[BEGIN Supplied information]

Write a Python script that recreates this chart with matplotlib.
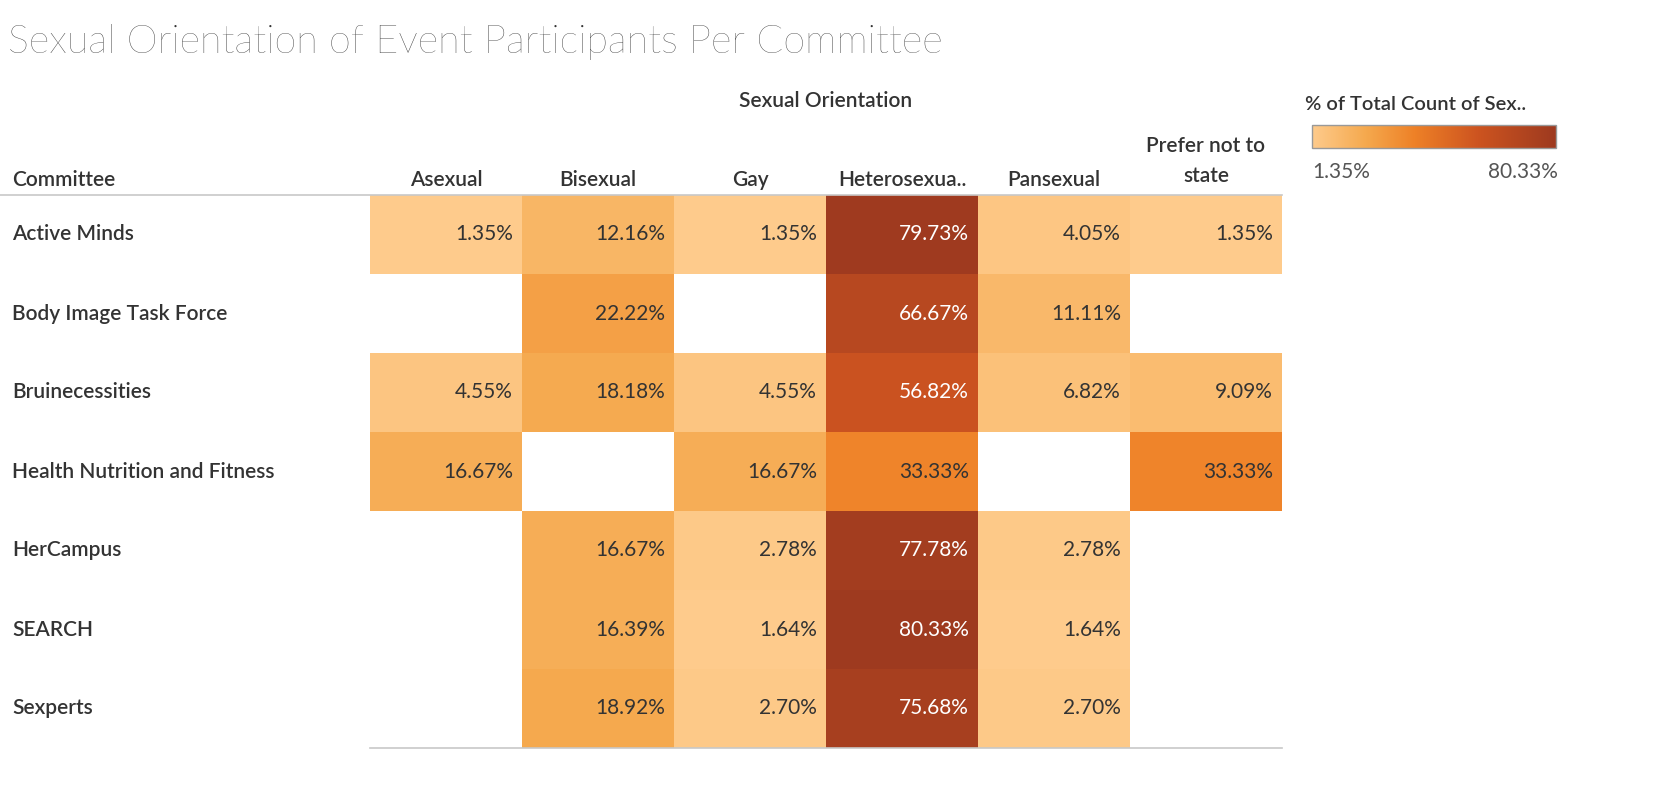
import matplotlib
matplotlib.use("Agg")
import matplotlib.pyplot as plt
from matplotlib.colors import LinearSegmentedColormap
from matplotlib.patches import Rectangle
import numpy as np

committees = ["Active Minds", "Body Image Task Force", "Bruinecessities",
              "Health Nutrition and Fitness", "HerCampus", "SEARCH", "Sexperts"]
orientations = ["Asexual", "Bisexual", "Gay", "Heterosexua..", "Pansexual", "Prefer not to\nstate"]
N = None
values = [
    [1.35, 12.16, 1.35, 79.73, 4.05, 1.35],
    [N, 22.22, N, 66.67, 11.11, N],
    [4.55, 18.18, 4.55, 56.82, 6.82, 9.09],
    [16.67, N, 16.67, 33.33, N, 33.33],
    [N, 16.67, 2.78, 77.78, 2.78, N],
    [N, 16.39, 1.64, 80.33, 1.64, N],
    [N, 18.92, 2.70, 75.68, 2.70, N],
]
vmin, vmax = 1.35, 80.33

cmap = LinearSegmentedColormap.from_list("tab_orange", [
    (0.0, "#FECB8C"), (0.22, "#F5A94E"), (0.42, "#EE8127"),
    (0.68, "#CD5420"), (1.0, "#9E3A1F")])

W, H = 1668, 796
fig = plt.figure(figsize=(W/100, H/100), dpi=100)
ax = fig.add_axes([0, 0, 1, 1])
ax.set_xlim(0, W); ax.set_ylim(H, 0); ax.axis("off")

fam = ["Lato", "DejaVu Sans"]
ax.text(8, 42, "Sexual Orientation of Event Participants Per Committee", fontsize=28.5,
        color="#333333", va="center", ha="left", family=fam, fontweight="light")

x0, cw = 370, 152
y0, rh = 195, 79
fs = 15
ax.text(x0 + 3*cw, 101, "Sexual Orientation", fontsize=fs, color="#333333",
        ha="center", va="center", family=fam, fontweight="semibold")
ax.text(12, 180, "Committee", fontsize=fs, color="#333333", ha="left", va="center",
        family=fam, fontweight="semibold")
for j, o in enumerate(orientations):
    ax.text(x0 + j*cw + cw/2, 180 if "\n" not in o else 161, o, fontsize=fs, color="#333333",
            ha="center", va="center", family=fam, fontweight="semibold", linespacing=1.6)
ax.plot([0, x0 + 6*cw], [y0, y0], color="#c8c8c8", lw=1.2)
ax.plot([x0, x0 + 6*cw], [y0 + 7*rh, y0 + 7*rh], color="#c8c8c8", lw=1.2)

for i, c in enumerate(committees):
    ax.text(12, y0 + i*rh + rh/2, c, fontsize=fs, color="#333333", ha="left",
            va="center", family=fam, fontweight="semibold")
    for j, v in enumerate(values[i]):
        if v is None:
            continue
        t = (v - vmin) / (vmax - vmin)
        ax.add_patch(Rectangle((x0 + j*cw, y0 + i*rh), cw, rh, color=cmap(t), lw=0))
        ax.text(x0 + (j+1)*cw - 9, y0 + i*rh + rh/2, f"{v:.2f}%", fontsize=fs,
                color="white" if v > 50 else "#333333", ha="right", va="center", family=fam)

# legend
ax.text(1305, 104, "% of Total Count of Sex..", fontsize=14.5, color="#333333",
        ha="left", va="center", family=fam, fontweight="semibold")
grad = np.linspace(0, 1, 256).reshape(1, -1)
ax.imshow(grad, cmap=cmap, extent=(1312, 1556, 148, 125), aspect="auto", zorder=2)
ax.add_patch(Rectangle((1312, 125), 244, 23, fill=False, ec="#999999", lw=1, zorder=3))
ax.set_xlim(0, W); ax.set_ylim(H, 0)
ax.text(1312, 172, "1.35%", fontsize=fs, color="#555555", ha="left", va="center", family=fam)
ax.text(1558, 172, "80.33%", fontsize=fs, color="#555555", ha="right", va="center", family=fam)

fig.savefig("out.png", dpi=100)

[END Supplied information]

What is needed -
Extract from the material all lines containing the string "matplotlib".

Result of the task -
Write a Python script that recreates this chart with matplotlib.
import matplotlib
matplotlib.use("Agg")
import matplotlib.pyplot as plt
from matplotlib.colors import LinearSegmentedColormap
from matplotlib.patches import Rectangle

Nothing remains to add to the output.